Reste à savoir si la CJUE, qui rendra son arrêt d’ici quelques mois, suivra effectivement l’avis de l’avocat général. Si tel est le cas, ainsi que le souhaiterait PAN Europe, l’Itab n’aura donc plus la possibilité de procéder à ces demandes annuelles. Une perspective qui ne constituerait pas vraiment une très bonne nouvelle pour les agriculteurs bio…

Notes

  1. Communiqué de presse de PAN Europe, « EU Advocate General recommends to strongly limit the use of pesticide derogations », 12 septembre 2022.
  2. Conclusions de l’avocate générale Mme Juliane Kokott, présentées le 8 septembre 2022, Affaire C162/21
  3. Christine Y. S. Peng et al., « The effects of azadirachtin on the parasitic mite, Varroa jacobson and its host honey bee (Apis mellifera) », Journal of Apicultural Research, Vol. 39 (3-4) pp. 159-168, Janvier 2000.
  4. Shakti N. Upadhyay et al., « Antifertility Effects of Neem (Azadirachta indica) Oil in Male Rats by Single Intra-Vas Administration : An Alternate Approach to Vasectomy », Journal of Andrology, juillet-août 1993.

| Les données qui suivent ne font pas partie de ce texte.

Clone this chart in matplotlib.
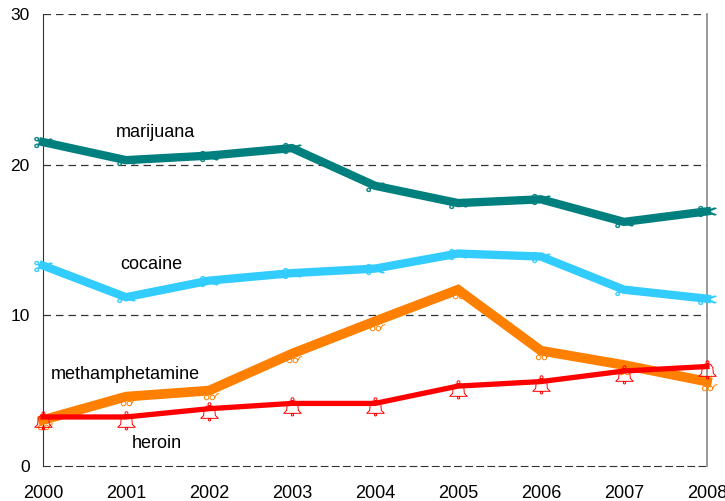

  5. M. F. Rahdan et M. K. J. Siddiqui, « Biochemical effects of vepacide (from Azadirachta indica) on Wistar rats during subchronic exposure », Ecotoxicol. Environ. Saf., novembre 2004
  6. Herbert S. Rosenkranz et Gilles Klopman, « An examination of the potential “genotoxic” carcinogenicity of a biopesticide derived from the neem tree », Environ. and Mol. Mutagen., 1995.